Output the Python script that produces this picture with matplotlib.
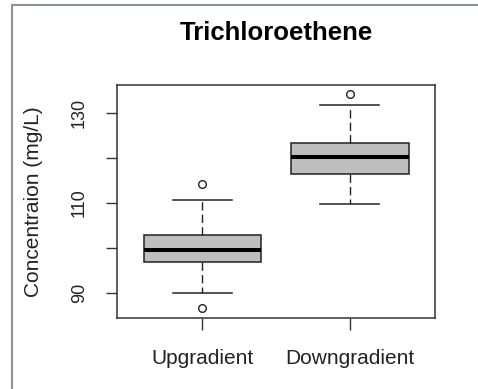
import matplotlib.pyplot as plt
from matplotlib.lines import Line2D

plt.rcParams['font.family'] = ['Liberation Sans', 'DejaVu Sans']

# 讀圖估計的箱形圖統計值
groups = ['Upgradient', 'Downgradient']
whislo = [90.0, 109.8]
q1 = [96.8, 116.4]
med = [99.6, 120.3]
q3 = [102.9, 123.3]
whishi = [110.7, 131.7]
fliers = [[114.3, 86.7], [134.1]]
yticks = [90, 110, 130]

stats = []
for i in range(len(groups)):
    stats.append({'label': groups[i], 'whislo': whislo[i], 'q1': q1[i], 'med': med[i],
                  'q3': q3[i], 'whishi': whishi[i], 'fliers': fliers[i]})

fig = plt.figure(figsize=(4.78, 3.89), dpi=100)
ax = fig.add_axes([117/478, 1-318/389, (435-117)/478, (318-85)/389])

edge = '#222222'
ax.bxp(stats, positions=[1, 2], widths=0.8, patch_artist=True, showfliers=True,
       boxprops=dict(facecolor='#bebebe', edgecolor=edge, linewidth=1.1),
       medianprops=dict(color='black', linewidth=2.9),
       whiskerprops=dict(color=edge, linewidth=1.0, linestyle=(0, (6, 3))),
       capprops=dict(color=edge, linewidth=1.1),
       capwidths=0.4,
       flierprops=dict(marker='o', markersize=5.5, markerfacecolor='white',
                       markeredgecolor=edge, markeredgewidth=1.0))

ax.set_xlim(0.42, 2.58)
ax.set_ylim(84.4, 136.2)
ax.set_yticks([90, 100, 110, 120, 130])
ax.set_yticklabels(['90', '', '110', '', '130'], rotation=90, va='center')
ax.set_xticks([1, 2])
ax.set_xticklabels(groups)
ax.tick_params(axis='y', length=8, width=1, color='#333333', labelsize=13, pad=13, labelcolor='#222222')
ax.tick_params(axis='x', length=8.5, width=1, color='#333333', labelsize=15, pad=13.5, labelcolor='#222222')
for s in ax.spines.values():
    s.set_color('#333333')
    s.set_linewidth(1.1)

ax.set_ylabel('Concentraion (mg/L)', fontsize=15, color='#222222', labelpad=20)
fig.text(276/478, 1-33/389, 'Trichloroethene', fontsize=18.5, fontweight='bold',
         ha='center', va='center')

# 截圖外框
fig.add_artist(Line2D([12/478, 12/478], [0, 1-4.5/389], color='#8a9597', linewidth=1.5))
fig.add_artist(Line2D([12/478, 1], [1-4.5/389, 1-4.5/389], color='#8a9597', linewidth=1.5))

plt.savefig('out.png', dpi=100)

--- Exercise goal ---
Check every line for "matplotlib" and show the ones that have it.

--- Completed exercise ---
Output the Python script that produces this picture with matplotlib.
import matplotlib.pyplot as plt
from matplotlib.lines import Line2D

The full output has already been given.